Later, when King Solomon built a permanent dwelling for God, His presence came down in the same manner: "Now when Solomon had finished praying, fire came down from heaven and consumed the burnt offering and the sacrifices, and the glory of the Lord filled the house.  The priests could not enter into the house of the Lord because the glory of the Lord filled the Lord’s house" (2 Chron. 7:1-2).

But then, Israel fell into sin.  The fire on the altar was allowed to go out, the temple was ransacked, and God's people were carted away in the chains of slavery.  When the lamp of God's presence flickered its last, there was no longer any potential for atonement for one's sin.

That's when the Father sent His only Son, Jesus, to be God with Us, the ultimate sacrifice, once and for all.

When Christ left, He left His followers with God's comforting presence in the form of the Holy Spirit to light the temple lamp of as many who would come to Him.  This is why Jesus told His followers: "You are the light of the world. A city set on a hill cannot be hidden; nor does anyone light a lamp and put it under a basket, but on the lampstand, and it gives light to all who are in the house" (Matt. 5:14-15).  This is why Paul told Christians, "Or do you not know that your body is a temple of the Holy Spirit who is in you, whom you have from God, and that you are not your own?" (1 Cor. 6:19).  

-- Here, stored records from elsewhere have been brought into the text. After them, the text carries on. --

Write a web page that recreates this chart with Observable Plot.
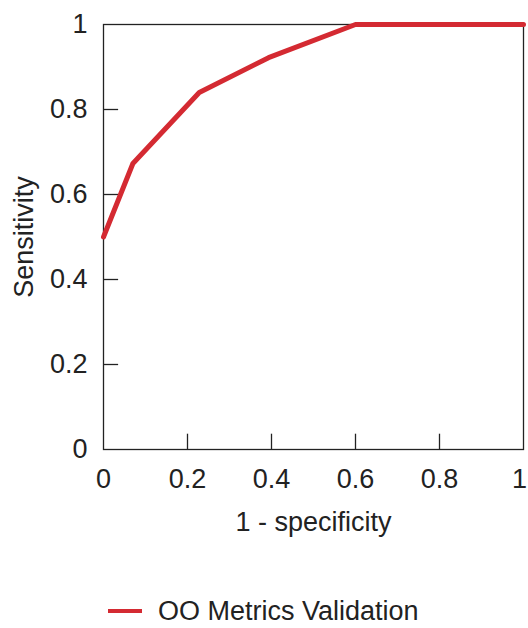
<!DOCTYPE html>
<html><head><meta charset="utf-8">
<script src="https://cdn.jsdelivr.net/npm/d3@7"></script>
<script src="https://cdn.jsdelivr.net/npm/@observablehq/plot@0.6"></script>
<style>
body{margin:0;background:#fff;font-family:"Liberation Sans",Arial,sans-serif;position:relative;width:528px;height:628px;overflow:hidden}
#legend{position:absolute;left:108px;top:596px;height:30px;display:flex;align-items:center;font-size:27px;color:#222;white-space:nowrap}
#legend span.sw{display:inline-block;width:34px;height:4px;background:#d42a32;margin-right:16px}
</style></head>
<body>
<div id="chart"></div>
<div id="legend"><span class="sw"></span><span id="legtext"></span></div>
<script>
const fpr = [0, 0.07, 0.228, 0.393, 0.6, 1];
const tpr = [0.5, 0.673, 0.84, 0.922, 1, 1];
const seriesName = "OO Metrics Validation";
const ticks = [0, 0.2, 0.4, 0.6, 0.8, 1];
const innerTicks = [0.2, 0.4, 0.6, 0.8];
const xLabel = "1 - specificity";
const yLabel = "Sensitivity";

const data = fpr.map((x, i) => ({x, y: tpr[i], s: seriesName}));
const red = "#d42a32";
document.getElementById("legtext").textContent = seriesName;

const chart = Plot.plot({
  width: 528, height: 590,
  marginLeft: 103, marginRight: 5, marginTop: 24, marginBottom: 141,
  style: {fontFamily: "'Liberation Sans', Arial, sans-serif", fontSize: "27px", color: "#222", background: "#fff"},
  x: {domain: [0, 1]},
  y: {domain: [0, 1]},
  marks: [
    Plot.frame({stroke: "#222", strokeWidth: 1.3}),
    Plot.ruleY(innerTicks, {y: d => d, x1: 0, x2: 0.036, stroke: "#222", strokeWidth: 1.3}),
    Plot.ruleX(innerTicks, {x: d => d, y1: 0, y2: 0.036, stroke: "#222", strokeWidth: 1.3}),
    Plot.axisX(ticks.slice(0, -1), {tickSize: 0, tickPadding: 19, tickFormat: d => String(d), label: xLabel, labelAnchor: "center", labelOffset: 81, labelArrow: "none", fontSize: 27}),
    Plot.axisX(ticks.slice(-1), {tickSize: 0, tickPadding: 19, tickFormat: d => String(d), label: null, dx: -4, fontSize: 27}),
    Plot.axisY(ticks, {tickSize: 0, tickPadding: 16, tickFormat: d => String(d), label: yLabel, labelAnchor: "center", labelOffset: 90, labelArrow: "none", fontSize: 27}),
    Plot.line(data, {x: "x", y: "y", stroke: red, strokeWidth: 5, strokeLinejoin: "round"})
  ]
});
document.getElementById("chart").appendChild(chart);
</script>
</body></html>
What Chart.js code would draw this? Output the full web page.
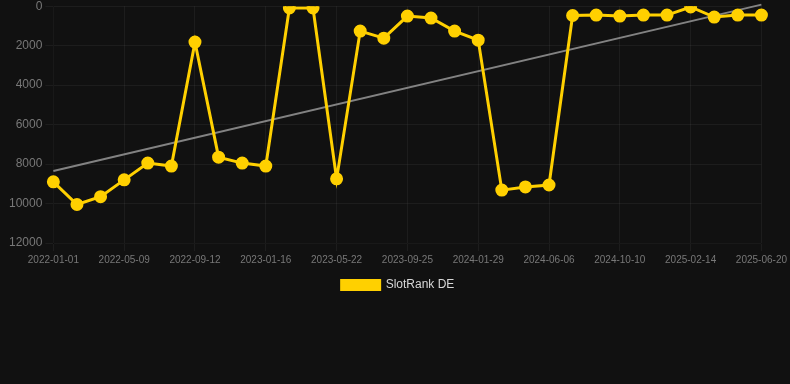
<!DOCTYPE html>
<html>
<head>
<meta charset="utf-8">
<script src="https://cdn.jsdelivr.net/npm/chart.js@4"></script>
<style>
  html, body { margin: 0; padding: 0; background: #111111; overflow: hidden; }
  #wrap { width: 790px; height: 305px; margin-top: -4px; }
</style>
</head>
<body>
<div id="wrap"><canvas id="graph"></canvas></div>
<script>
const yellow = 'rgb(255, 208, 0)'
const trendGrey = 'rgba(150, 150, 150, 0.85)'
const tickGrey = 'rgb(120, 120, 120)'
const gridGrey = 'rgba(255, 255, 255, 0.05)'

// one label per point, every 3rd shows on the axis
const dates = [
    '2022-01-01', '2022-02-12', '2022-03-26', '2022-05-09', '2022-06-20', '2022-08-01',
    '2022-09-12', '2022-10-24', '2022-12-05', '2023-01-16', '2023-02-27', '2023-04-10',
    '2023-05-22', '2023-07-03', '2023-08-14', '2023-09-25', '2023-11-06', '2023-12-18',
    '2024-01-29', '2024-03-11', '2024-04-24', '2024-06-06', '2024-07-18', '2024-08-29',
    '2024-10-10', '2024-11-21', '2025-01-03', '2025-02-14', '2025-03-28', '2025-05-09',
    '2025-06-20'
]

// SlotRank DE (lower is better, axis reversed)
const rank = [
    8900, 10050, 9650, 8800, 7950, 8100,
    1820, 7650, 7950, 8100, 90, 90,
    8750, 1260, 1620, 500, 600, 1260,
    1720, 9320, 9160, 9060, 470, 450,
    500, 450, 450, 40, 550, 450,
    450
]

// trend line: only the two ends
const trendStart = 8350
const trendEnd = -80

const trend = dates.map((d, i) => i === 0 ? trendStart : (i === dates.length - 1 ? trendEnd : null))

const ctx = document.getElementById('graph')
new Chart(ctx, {
    type: 'line',
    data: {
        labels: dates,
        datasets: [
            {
                label: 'SlotRank DE',
                data: rank,
                borderColor: yellow,
                backgroundColor: yellow,
                borderWidth: 3,
                pointRadius: 5,
                pointBackgroundColor: yellow,
                pointBorderColor: yellow,
                tension: 0
            },
            {
                label: 'trend',
                data: trend,
                spanGaps: true,
                borderColor: trendGrey,
                borderWidth: 2,
                pointRadius: 0,
                clip: false
            }
        ]
    },
    options: {
        responsive: true,
        maintainAspectRatio: false,
        animation: false,
        layout: { padding: { left: 6 } },
        plugins: {
            legend: {
                position: 'bottom',
                labels: {
                    color: 'rgb(215, 215, 215)',
                    boxWidth: 38,
                    boxHeight: 9,
                    font: { family: 'Liberation Sans', size: 12 },
                    filter: item => item.text !== 'trend'
                }
            },
            tooltip: { enabled: false }
        },
        scales: {
            x: {
                grid: { color: gridGrey },
                ticks: {
                    color: tickGrey,
                    maxRotation: 0,
                    autoSkip: true,
                    maxTicksLimit: 11,
                    font: { family: 'Liberation Sans', size: 10 }
                }
            },
            y: {
                reverse: true,
                min: 0,
                max: 12000,
                grid: { color: gridGrey },
                ticks: {
                    stepSize: 2000,
                    color: tickGrey,
                    font: { family: 'Liberation Sans', size: 12 },
                    callback: v => String(v)
                }
            }
        }
    }
})
</script>
</body>
</html>
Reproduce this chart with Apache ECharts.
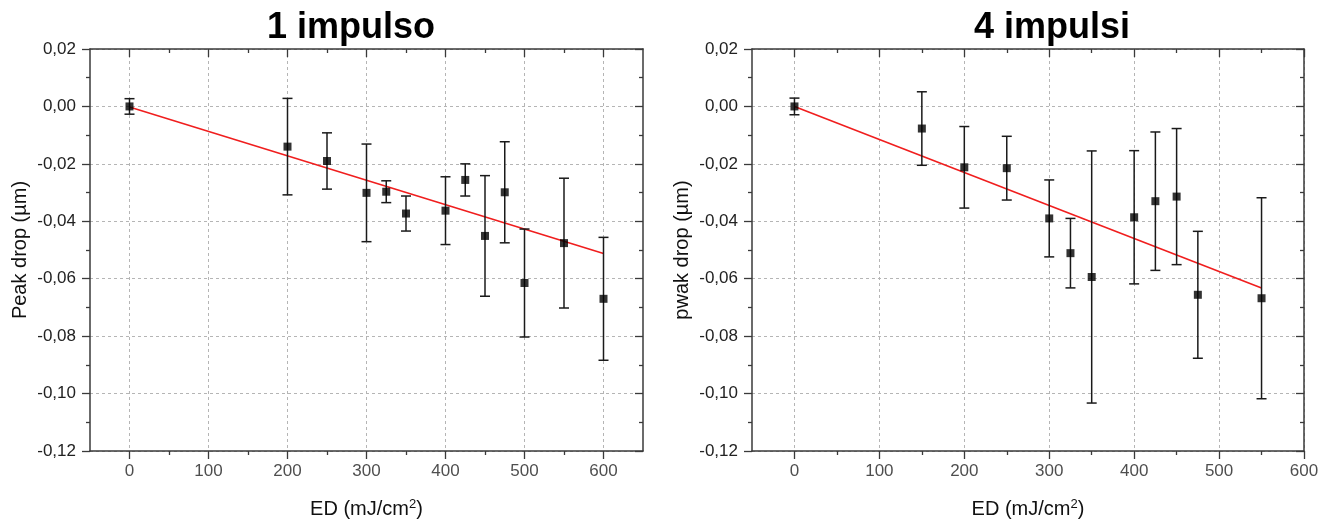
<!DOCTYPE html>
<html><head><meta charset="utf-8">
<script src="https://cdn.jsdelivr.net/npm/echarts@6/dist/echarts.min.js"></script>
<style>html,body{margin:0;padding:0;background:#fff}#c{width:1327px;height:524px}</style>
</head><body><div id="c"></div>
<script>
// ---- Data: panel 1 (1 impulso) ----
const titles = ['1 impulso', '4 impulsi'];
const yNames = ['Peak drop (µm)', 'pwak drop (µm)'];
const ed1 = [0, 200, 250, 300, 325, 350, 400, 425, 450, 475, 500, 550, 600];
const drop1 = [0.0000, -0.0140, -0.0190, -0.0301, -0.0297, -0.0373, -0.0363, -0.0256, -0.0451, -0.0299, -0.0615, -0.0476, -0.0670];
const err1 = [0.0027, 0.0168, 0.0098, 0.0170, 0.0038, 0.0061, 0.0118, 0.0056, 0.0210, 0.0176, 0.0188, 0.0226, 0.0214];
const fitX1 = [0, 600];
const fitY1 = [-0.0002, -0.0512];
// ---- Data: panel 2 (4 impulsi) ----
const ed2 = [0, 150, 200, 250, 300, 325, 350, 400, 425, 450, 475, 550];
const drop2 = [0.0000, -0.0077, -0.0212, -0.0215, -0.0390, -0.0511, -0.0594, -0.0386, -0.0330, -0.0314, -0.0656, -0.0668];
const err2 = [0.0029, 0.0128, 0.0142, 0.0111, 0.0134, 0.0121, 0.0439, 0.0232, 0.0241, 0.0237, 0.0221, 0.0350];
const fitX2 = [0, 550];
const fitY2 = [0.0000, -0.0632];
// ---- Axis ranges and ticks ----
const xRanges = [[-50, 650], [-50, 600]];
const xMajorTicks = [[0, 100, 200, 300, 400, 500, 600], [0, 100, 200, 300, 400, 500, 600]];
const xMinorTicks = [[50, 150, 250, 350, 450, 550], [50, 150, 250, 350, 450, 550]];
const yRange = [-0.12, 0.02];
const yStep = 0.02;

const FONT = 'Liberation Sans, Arial, sans-serif';
const axisColor = '#3a3a3a';
const chart = echarts.init(document.getElementById('c'));

const grids = [
  {left: 90, right: 684, top: 49, bottom: 70},
  {left: 752, right: 23, top: 49, bottom: 70}
];
const titleCenters = [346, 1047];

function yFmt(v) { return Math.abs(v) < 1e-9 ? '0,00' : v.toFixed(2).replace('.', ','); }

const tickStyle = {color: axisColor, width: 1.3};
const xAxes = [], yAxes = [], series = [], titleOpts = [];
[0, 1].forEach(function (g) {
  const base = {
    gridIndex: g, type: 'value', min: xRanges[g][0], max: xRanges[g][1], interval: 50
  };
  const majors = xMajorTicks[g];
  // bottom major (tick labels drawn by a label-only series at the axis values)
  xAxes.push(Object.assign({}, base, {
    position: 'bottom',
    name: 'ED (mJ/cm{sup|2})', nameLocation: 'middle', nameGap: 47,
    nameTextStyle: {fontFamily: FONT, fontSize: 20, color: '#111',
      rich: {sup: {fontFamily: FONT, fontSize: 13, color: '#111', verticalAlign: 'top', padding: [0, 0, 9, 0]}}},
    axisLine: {show: true, onZero: false, lineStyle: {color: axisColor, width: 1.5}},
    axisTick: {show: true, inside: false, length: 8, customValues: majors, lineStyle: tickStyle},
    axisLabel: {show: false},
    splitLine: {show: true, lineStyle: {color: '#b5b5b5', type: [3, 3], width: 1}}
  }));
  // bottom minor
  xAxes.push(Object.assign({}, base, {
    position: 'bottom',
    axisLine: {show: false, onZero: false},
    axisTick: {show: true, inside: false, length: 4, customValues: xMinorTicks[g], lineStyle: tickStyle},
    axisLabel: {show: false}, splitLine: {show: false}
  }));
  // top major
  xAxes.push(Object.assign({}, base, {
    position: 'top',
    axisLine: {show: true, onZero: false, lineStyle: {color: axisColor, width: 1.5}},
    axisTick: {show: true, inside: true, length: 8, customValues: majors, lineStyle: tickStyle},
    axisLabel: {show: false}, splitLine: {show: false}
  }));
  // top minor
  xAxes.push(Object.assign({}, base, {
    position: 'top',
    axisLine: {show: false, onZero: false},
    axisTick: {show: true, inside: true, length: 4, customValues: xMinorTicks[g], lineStyle: tickStyle},
    axisLabel: {show: false}, splitLine: {show: false}
  }));

  const yCommon = {
    gridIndex: g, type: 'value', min: yRange[0], max: yRange[1], interval: yStep,
    axisLine: {show: true, onZero: false, lineStyle: {color: axisColor, width: 1.5}}
  };
  yAxes.push(Object.assign({}, yCommon, {
    position: 'left',
    name: yNames[g], nameLocation: 'middle', nameGap: 60, nameRotate: 90,
    nameTextStyle: {fontFamily: FONT, fontSize: 20, color: '#111'},
    axisTick: {show: true, inside: false, length: 8, lineStyle: tickStyle},
    minorTick: {show: true, splitNumber: 2, length: 4, lineStyle: tickStyle},
    axisLabel: {fontFamily: FONT, fontSize: 17, color: '#222', margin: 14, formatter: yFmt},
    splitLine: {show: true, lineStyle: {color: '#b5b5b5', type: [3, 3], width: 1}}
  }));
  yAxes.push(Object.assign({}, yCommon, {
    position: 'right',
    axisTick: {show: true, inside: true, length: 8, lineStyle: tickStyle},
    minorTick: {show: true, splitNumber: 2, length: 4, lineStyle: tickStyle},
    axisLabel: {show: false}, splitLine: {show: false}
  }));
  titleOpts.push({
    text: titles[g], left: titleCenters[g], top: 5, textAlign: 'center',
    textStyle: {fontFamily: FONT, fontSize: 36, fontWeight: 'bold', color: '#000'}
  });
});

function errSeries(g, xs, ys, es) {
  const data = xs.map(function (x, i) { return [x, ys[i] - es[i], ys[i] + es[i]]; });
  return {
    type: 'custom', xAxisIndex: 4 * g, yAxisIndex: 2 * g, z: 3,
    data: data,
    renderItem: function (params, api) {
      const lo = api.coord([api.value(0), api.value(1)]);
      const hi = api.coord([api.value(0), api.value(2)]);
      const w = 5;
      const st = {stroke: '#1a1a1a', lineWidth: 1.5};
      return {type: 'group', children: [
        {type: 'line', shape: {x1: lo[0], y1: lo[1], x2: hi[0], y2: hi[1]}, style: st},
        {type: 'line', shape: {x1: lo[0] - w, y1: lo[1], x2: lo[0] + w, y2: lo[1]}, style: st},
        {type: 'line', shape: {x1: hi[0] - w, y1: hi[1], x2: hi[0] + w, y2: hi[1]}, style: st}
      ]};
    }
  };
}
function fitSeries(g, fx, fy) {
  return {type: 'line', xAxisIndex: 4 * g, yAxisIndex: 2 * g, z: 2, symbol: 'none', silent: true,
    data: fx.map(function (x, i) { return [x, fy[i]]; }),
    lineStyle: {color: '#f01e1e', width: 1.6}};
}
function ptSeries(g, xs, ys) {
  return {type: 'scatter', xAxisIndex: 4 * g, yAxisIndex: 2 * g, z: 4, symbol: 'rect', symbolSize: 8,
    itemStyle: {color: '#000'}, data: xs.map(function (x, i) { return [x, ys[i]]; })};
}
// x tick labels, placed at the axis values on the bottom edge
function xLabelSeries(g) {
  return {type: 'scatter', xAxisIndex: 4 * g, yAxisIndex: 2 * g, z: 5, silent: true, clip: false,
    symbol: 'circle', symbolSize: 1, itemStyle: {color: 'rgba(0,0,0,0)'},
    data: xMajorTicks[g].map(function (v) { return [v, yRange[0]]; }),
    label: {show: true, position: 'bottom', distance: 11, fontFamily: FONT, fontSize: 17, color: '#222',
      formatter: function (p) { return String(p.value[0]); }}};
}

series.push(fitSeries(0, fitX1, fitY1), errSeries(0, ed1, drop1, err1), ptSeries(0, ed1, drop1), xLabelSeries(0));
series.push(fitSeries(1, fitX2, fitY2), errSeries(1, ed2, drop2, err2), ptSeries(1, ed2, drop2), xLabelSeries(1));

chart.setOption({
  animation: false,
  backgroundColor: '#fff',
  title: titleOpts,
  grid: grids,
  xAxis: xAxes,
  yAxis: yAxes,
  series: series
});
</script></body></html>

When God's Presence came down to fill His earthly temples one last time with the Holy Spirit, it was, again, with fire: "And there appeared to them tongues as of fire distributing themselves, and they rested on each one of them. And they were all filled with the Holy Spirit" (Acts 2:3-4).

Fire filled the temple of God for the third time in recorded Scripture, only this time, the temple was made of flesh and blood.  This time, the lamp lighted with God's presence was you and me.

Just imagine--when the Holy Spirit fell in tongues of fire on those first Christians, he was lighting the first lamps that would stay lit until today.

If you are a Christian, your heritage goes all the way back to that upper room when the Holy Spirit fell on the very first believers in Christ, lighting the lampstand of the new temples of flesh. 

It is an awesome thought.

It's also an awesome responsibility.

Just as the priesthood of Aaron wasn't supposed to let God's fire go out, we Christians today are also charged with keeping our lamps trimmed and mounted high on a stand for all the world to see God's Presence within our temple.

To God be the glory!

1 comment:

  1. I love this! Such a beautiful additional teaching to what I studied (a long time ago!) in Beth Moore's "A Woman's Heart: God's Dwelling Place" about the tabernacle. Thanks for writing it.